`error_threshold_timeout_enabled` can open too aggressively
This option was introduced in https://github.com/Shopify/semian/pull/418, which is meant to open on consecutive errors, regardless of time window. However, its implementation does not really take "consecutiveness" into account, causing it to open incorrectly.
For example, with an error_threshold of 2, and error_threshold_timeout_enabled set to false, the following might cause the circuit to open:
error -> success -> success -> success -> success -> ....10000 more successes -> error
This is not the desired behaviour
Is it correct to assume the success criteria here, for the example above, error_threshold_timeout_enabled = false and error_threshold = 2 should only open if there are 2 consecutive (nothing between) errors, regardless of the window between the 2 events?

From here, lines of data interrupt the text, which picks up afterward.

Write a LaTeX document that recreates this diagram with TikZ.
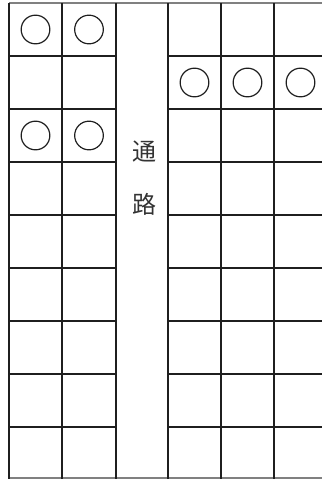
\documentclass[tikz,border=0pt]{standalone}
\usepackage{fontspec}
\newfontfamily\cjk{Noto Sans CJK JP}
\begin{document}
\begin{tikzpicture}[x=0.75pt,y=-0.75pt,
  grid/.style={draw=black!88,line width=2.2pt},
  edge/.style={draw=black!50,line width=0.8pt},
  seat/.style={circle,draw=black!88,line width=0.9pt,minimum size=21.5pt,inner sep=0pt},
  label/.style={font=\cjk\fontsize{18}{20}\selectfont,text=black!80,inner sep=0pt}]
\useasboundingbox (0,0) rectangle (322,479);
% outer gray top/bottom
\draw[edge] (9,3) -- (322,3);
\draw[edge] (9,478) -- (322,478);
% vertical lines
\foreach \x in {9,62,116,168,221,274} \draw[grid] (\x,3) -- (\x,479);
% horizontal lines
\foreach \y in {56,109,162,215,268,321,374,427} {
  \draw[grid] (9,\y) -- (116,\y);
  \draw[grid] (168,\y) -- (322,\y);
}
% seats
\node[seat] (a1) at (35.5,29.5) {};
\node[seat] (a2) at (89,29.5) {};
\node[seat] (b1) at (35.5,135.5) {};
\node[seat] (b2) at (89,135.5) {};
\node[seat] (c1) at (194.5,82.5) {};
\node[seat] (c2) at (247.5,82.5) {};
\node[seat] (c3) at (300.5,82.5) {};
% passage text
\node[label] (t1) at (144,152) {通};
\node[label] (t2) at (144,204) {路};
\end{tikzpicture}
\end{document}
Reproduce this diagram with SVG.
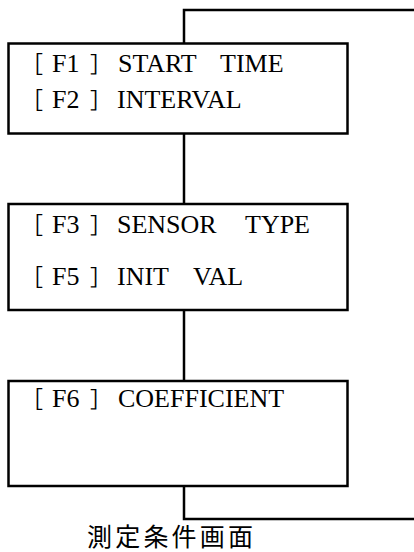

Is it correct to assume the success criteria here, for the example above,
error_threshold_timeout_enabled = falseanderror_threshold = 2should only open if there are 2 consecutive (nothing between) errors, regardless of the window between the 2 events?
Yes, I believe this is the documented behaviour, however at first glance this "consecutiveness" property does not seem to be implemented in the current Semian.
Seems like our current test case verifies that this documented behaviour is not implemented in the current Semian:
https://github.com/Shopify/semian/pull/652/commits/814dac799a802dc8acc0245c0ce5961f5ad47839
For context: line 735 in the commit @abishanan-shopify shared fails.
This means that you could have a single error, then 100s of successes (for any period of time), and then a single error, and your circuit will end up opening up
We are a bit hesitant about fixing this, because we don't know who's using it out there and in what form. However, we might introduce a different option, and flag this one in the documentation as a problematic one.